* What is needed:
Find every line containing the word "this" in the records below; report only how many there are.

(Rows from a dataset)
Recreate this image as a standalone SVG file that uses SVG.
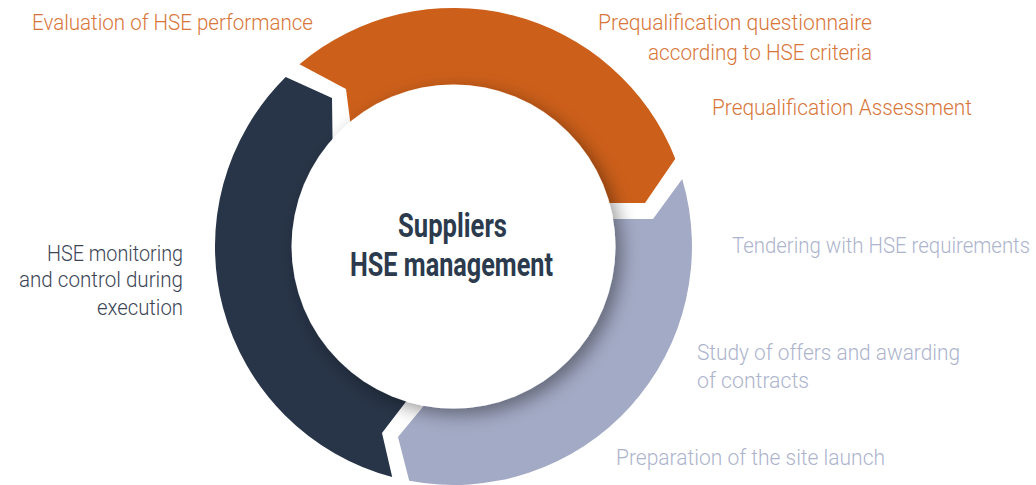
<svg xmlns="http://www.w3.org/2000/svg" width="1036" height="485" viewBox="0 0 1036 485">
<style>
.lbl{font-family:Roboto,"Liberation Sans",sans-serif;font-size:21.5px;font-weight:300}
.or{fill:#D8763A}
.bl{fill:#ADB4CD}
.nv{fill:#3B4556}
.ctr{font-family:Roboto,"Liberation Sans",sans-serif;font-size:34px;font-weight:700;fill:#2B3A4C}
</style>
<defs>
<filter id="sh" x="-30%" y="-30%" width="160%" height="160%">
<feDropShadow dx="6" dy="6" stdDeviation="9" flood-color="#000" flood-opacity="0.4"/>
</filter>
</defs>
<rect width="1036" height="485" fill="#fff"/>
<g id="seg-navy"><path d="M 392.2,477 A 238.5 238.5 0 0 1 285.7,77 L 332,98 L 333,175 A 140 140 0 0 0 421,382 L 382,433 Z" fill="#283548"/></g>
<g id="seg-orange"><path d="M 299.5,64.3 A 238.5 238.5 0 0 1 675.3,158.7 L 645,203 L 586.6,203 A 140 140 0 0 0 353.6,147.9 L 346,89 Z" fill="#CC5F1A"/></g>
<g id="seg-blue"><path d="M 682.2,178.9 A 238.5 238.5 0 0 1 409.2,480.8 L 398,437 L 440,386.2 A 140 140 0 0 0 590.8,219 L 653,219 Z" fill="#A3AAC5"/></g>
<g id="center">
<circle cx="453.5" cy="246.5" r="162" fill="#fff" filter="url(#sh)"/>
<text class="ctr" x="452.5" y="237" text-anchor="middle" textLength="109" lengthAdjust="spacingAndGlyphs">Suppliers</text>
<text class="ctr" x="451.5" y="276" text-anchor="middle" textLength="203" lengthAdjust="spacingAndGlyphs">HSE management</text>
</g>
<g id="connectors"></g>
<g id="lbl-eval"><text class="lbl or" x="32" y="30" textLength="281" lengthAdjust="spacingAndGlyphs">Evaluation of HSE performance</text></g>
<g id="lbl-preq"><text class="lbl or" x="872" y="30" text-anchor="end" textLength="274" lengthAdjust="spacingAndGlyphs">Prequalification questionnaire</text>
<text class="lbl or" x="872" y="60" text-anchor="end" textLength="224" lengthAdjust="spacingAndGlyphs">according to HSE criteria</text></g>
<g id="lbl-assess"><text class="lbl or" x="712" y="115" textLength="260" lengthAdjust="spacingAndGlyphs">Prequalification Assessment</text></g>
<g id="lbl-tender"><text class="lbl bl" x="732" y="253" textLength="298" lengthAdjust="spacingAndGlyphs">Tendering with HSE requirements</text></g>
<g id="lbl-study"><text class="lbl bl" x="697" y="360" textLength="263" lengthAdjust="spacingAndGlyphs">Study of offers and awarding</text>
<text class="lbl bl" x="697" y="388" textLength="112" lengthAdjust="spacingAndGlyphs">of contracts</text></g>
<g id="lbl-prep"><text class="lbl bl" x="616" y="465" textLength="269" lengthAdjust="spacingAndGlyphs">Preparation of the site launch</text></g>
<g id="lbl-monitor"><text class="lbl nv" x="183" y="261" text-anchor="end" textLength="136" lengthAdjust="spacingAndGlyphs">HSE monitoring</text>
<text class="lbl nv" x="183" y="287" text-anchor="end" textLength="164" lengthAdjust="spacingAndGlyphs">and control during</text>
<text class="lbl nv" x="183" y="315" text-anchor="end" textLength="86" lengthAdjust="spacingAndGlyphs">execution</text></g>
</svg>
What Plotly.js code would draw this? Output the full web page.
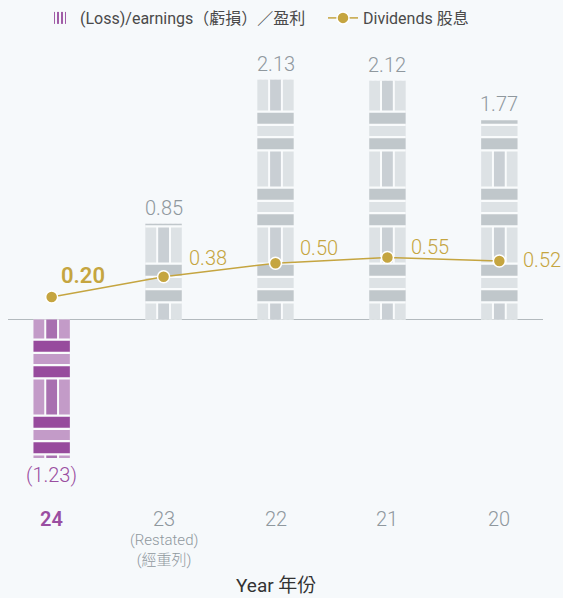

* Written answer:
2